Un silex pointé vers le Nord


Comme un silex pointé vers le Nord avec ses biseaux longitudinaux, ses tranchants émoussés et ses éclats manquants emportés par les eaux, le Vercors présente chaque jour, à l'est, de longues indentations de pierre qui vues depuis Grenoble balafrent le paysage : un corridor de falaises sur lequel les vents se font les griffes.
Et pourtant le Vercors ne surgit pas.
 Le Vercors ne surgit pas, ce n’est pas un massif surgissant, le jour on y attable son regard pour apercevoir les prémisses de son plateau où commence un pays exhaussé, une nation presque, qui s’étale à l’est jusqu’au rebord de ces falaises, s’arrête à hauteur de nuages, tandis que vers l’ouest, de ressaut en ressaut, il descend lentement vers la plaine du Rhône et l’Occident qui submerge son tranchant. On suit son exhaussement et son déclin. Il monte et décline tout à la fois et le soir on y voit disparaître le soleil.
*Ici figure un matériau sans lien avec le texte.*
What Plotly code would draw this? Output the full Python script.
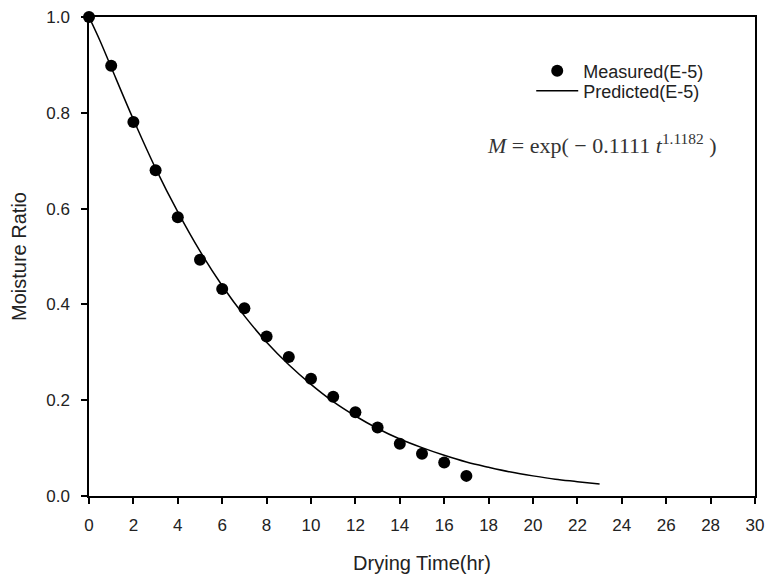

Il devient alors un entablement pour le crépuscule et ses grottes, galeries, gorges, boivent les rayons du soleil du sud jusqu’à un étanchement de nuit noire. Il aspire et rend. Il est une outre percée d’où fuient les ruisseaux et les rivières qui tout en élargissant son assise creusent et trouent irrémédiablement sa coque ensablée. Il s’étale après avoir surgi, mordant sur les plaines et prairies d’herbe grasse où pousse le noyer. Il fuit et se perd.
Où commence le Vercors ? A Sassenage ? Clelles ? Vif ? par la silhouette hivernale du Moucherotte, ce nœud de pierre veiné de gel aux bourrelets en suspense dans la brume ? ou par un sec crépuscule en bord de route, vers Voiron, dans la fumée des camions et le feux-follets des phares ?
 Le Vercors commence par le chemin qui y mène, quel que soit le point de départ, par la pénombre d’une chambre au petit matin et la descente d’un lit quand on sort de la nuit et pose ses pieds sur le carreau vibrant. Il commence quand on va vers lui, pas à pas, réellement, et qu’on sent qu’il prend forme sous nos pieds comme un grand morceau de silex à la pointe tournée vers le Nord. Cela commence par un frottement, une étincelle, par un effort en train de se déployer et un souffle qui se cherche au-dessus des forêts...
Un corps prend forme sous nos pas.
Car c’est un corps que l’on cherche quand on va vers la montagne, c’est-à-dire une convergence de forces à l’intérieur d’une limite, jusqu’aux sommets où toutes les tensions s’annulent. Un corps par lequel vibre le silence et auquel nos propres membres se mettent peu à l’unisson mimant peut-être, dans l’ascension, l’effort primitif qui a produit il y a des millénaires un surgissement suivi de l’équilibrage des masses invoquées. Le Vercors commence quand on trouve son corps et aussi notre propre corps, un corps-silex rendu à sa tranchante préhistoire.